Wenn Uwe im September anruft, will niemand mit zur "Vätternrundan". 300 Kilometer Rad fahren, in einem Stück um den schwedischen Vätternsee? Eine ganze Nacht und den halben Tag auf dem harten Sattel? Nein, Uwe, diesmal nicht. Aber Uwe ruft auch im Oktober an, im November wieder, und wenn kurz vor Weihnachten die Startplätze knapp werden, hat er sechs, sieben Verrückte zusammen.
Alle paar Jahre lasse ich mich überreden, im Juni geht es los, kurz vor Mittsommer. Als Erster komme ich nicht ins Ziel, klar. Außer mir sind noch fast 20.000 Mitfahrer da, darunter viele Halbprofis. Die holen mich ein, auch wenn sie Stunden nach mir starten.
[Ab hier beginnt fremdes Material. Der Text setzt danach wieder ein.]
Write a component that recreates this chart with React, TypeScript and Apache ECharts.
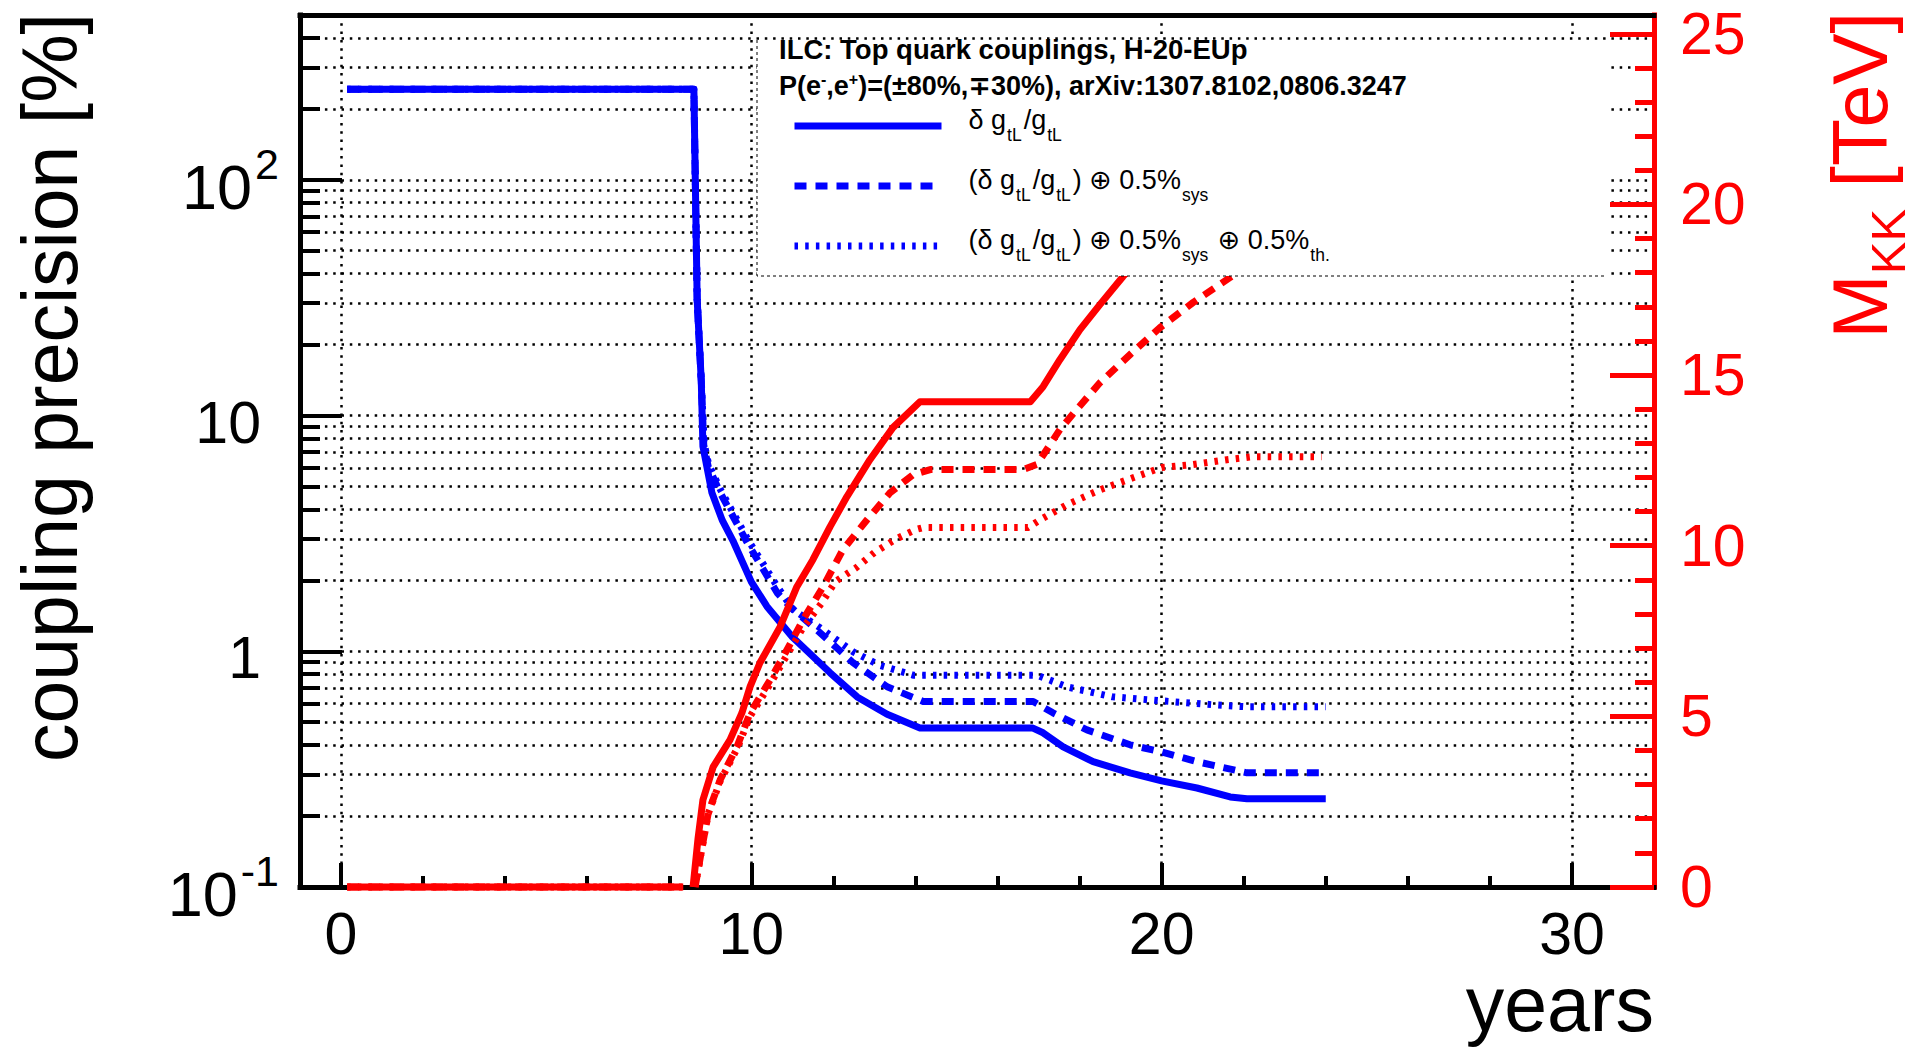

Wie eine riesige Biene hören sie sich an, wenn sie heranrauschen, lauter schmale Rennreifen auf Asphalt. Die sind im Windschatten,wenn es unsere Gruppe schon zerlegt hat, weil Cordt mehr Pausen macht, während Uwe und Olaf immer besonders ehrgeizig sind.
Alle sollen es erfahren
Aber ein Platz im Mittelfeld, das ist was, dafür quäle ich mich. So auch beim letzten Mal,im Juni 2008. Nach 200 Kilometern bin ich fertig, frage mich: Warum muss ich da Pinkelpause machen, wo mir Dornen in den Nacken piksen? Aber hinter mir ist kein Busch, das sind verwirrte Nervenenden, die signalisieren: Hör auf! Ich fahre weiter, bloß nicht im Besenbus ins Ziel kommen! Ich male mir aus, wie mich die Massen beim Namen rufen. Und natürlich wird der schwedische Sportjournalist, der spontan Neuankömmlinge auf eine Bühne zerrt, in diesem Jahr mich interviewen.
Dass es alle hören. Die Wahrheit ist: Kurz vorm Ziel kommt der Regen, die letzten Kilometer führen durch ein Industriegebiet, kein Mensch an der Strecke, und der Sportjournalist ist Kaffee trinken. Nur mein Zeitmesschip piepst, als ich um 16 Uhr über die Zielmatte rolle. Seit Mitternacht bin ich unterwegs, aber das interessiert – niemanden. Schnell duschen, zur Massage, und ab auf die Isomatte in der Turnhalle, Olaf ist schon da, Uwe auch, Cordt kommt nach einer halben Stunde.
Wir warten. Auf Biggi und Conny, sie sind das erste Mal dabei und haben kaum trainiert. Ich bin schon längst eingedöst, als sie vor uns stehen, um 23 Uhr, strahlend. "Wir sind Letzte geworden, und morgen sind wir im schwedischen Fernsehen!" Die Menschen im Zielort Motala hatten Fackeln am Straßenrand aufgestellt. Ein Kameramann hat alles gefilmt, und der Sportjournalist hat sie interviewt. Wenn Uwe wieder fragt, sage ich gleich ja – und werde Letzter.